Paralel dalam Dunia Periklanan yang Memikat
pada Pandangan Pertama
Prinsip-prinsip yang sama yang memicu cinta
pada pandangan pertama juga menjadi kunci keberhasilan iklan yang mampu membuat
konsumen "jatuh hati" dan membeli produk dalam sekejap. Iklan yang
cerdas dan efektif melakukan "kalkulasi elegan" serupa, namun dengan
tujuan komersial:
“Kepercayaan
(Trust)”: Iklan yang sukses membangun kredibilitas instan. Ini bisa melalui
testimoni, citra merek yang kuat, endorsement selebriti, atau janji kualitas
yang meyakinkan. Konsumen harus merasa bahwa produk atau layanan tersebut dapat
dipercaya untuk memenuhi janjinya.
“Kebutuhan
(Need)”: Iklan yang efektif secara langsung menyoroti masalah atau keinginan
konsumen, lalu memposisikan produk sebagai solusi yang sempurna. Pesan yang
jelas dan relevan menyentuh 'poin nyeri' konsumen dan menawarkan bantuan.
“Urgensi
(Urgency)”: Kampanye iklan sering kali menciptakan rasa urgensi dengan
penawaran terbatas, diskon waktu singkat, atau pesan yang menekankan bahwa
"Anda membutuhkannya sekarang." Ini mendorong tindakan pembelian
segera.
“Kesesuaian
(Fit)”: Iklan dirancang untuk menargetkan audiens tertentu, menggunakan bahasa,
estetika, dan nilai-nilai yang beresonansi dengan gaya hidup dan preferensi
mereka. Produk terasa "pas" dengan identitas dan aspirasi konsumen.
“Perbandingan
(Comparison)”: Iklan sering secara implisit atau eksplisit membandingkan
produknya dengan pesaing, menonjolkan keunggulan unik yang membuatnya lebih
menarik. "Mengapa produk kami lebih baik dari yang lain?" adalah
pertanyaan yang dijawab secara halus.
“Waktu yang Tepat (Right Timing)”: Penempatan
iklan yang strategis (misalnya, iklan payung saat musim hujan) atau peluncuran
produk yang sesuai dengan tren pasar memastikan pesan mencapai konsumen pada
saat mereka paling reseptif dan membutuhkan.
“Keinginan
untuk Berubah (Desire for Change)”: Iklan menjual janji transformasi—hidup yang
lebih baik, lebih mudah, lebih bahagia, atau lebih bergaya berkat produk. Ini
mendorong konsumen untuk membayangkan perubahan positif yang akan mereka alami.

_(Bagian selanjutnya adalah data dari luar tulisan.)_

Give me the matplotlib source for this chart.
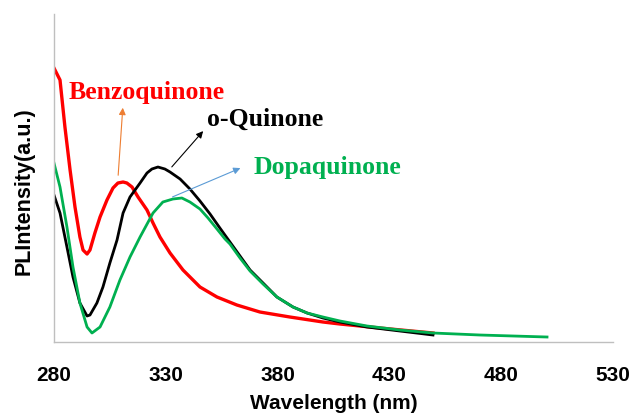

Iklan yang berhasil menyatukan elemen-elemen
ini menciptakan resonansi yang kuat, memicu respons cepat dari konsumen yang
berpikir, "Ini persis seperti yang kucari."
Yang Ingin Saya Katakan Inilah yang Kucari, Aku
Membutuhkannya dan Meyakininya.
Baik dalam
arena percintaan maupun periklanan, fenomena "pandangan pertama"
bukanlah sekadar kebetulan atau takdir. Ia adalah hasil dari orkestrasi
elemen-elemen psikologis yang canggih, bekerja di bawah permukaan kesadaran.
Ketika kita "jatuh cinta" pada seseorang atau sebuah produk, itu
karena, dalam sekejap, semua kepingan teka-teki—kepercayaan, kebutuhan,
urgensi, kesesuaian, perbandingan positif, waktu yang tepat, dan janji
perubahan—tiba-tiba selaras sempurna.
Respons ini
adalah afirmasi mendalam: sebuah pengakuan bahwa entitas yang baru ditemui itu
menawarkan sesuatu yang esensial, sesuatu yang dicari, dan sesuatu yang
diyakini dapat memenuhi keinginan atau kebutuhan. Baik itu pasangan hidup atau
produk impian, pengalaman ini berakar pada keyakinan yang sama: “"Inilah
yang Kucari, aku membutuhkannya dan meyakininya."“ Ini adalah inti dari
daya tarik instan, baik hati maupun dompet.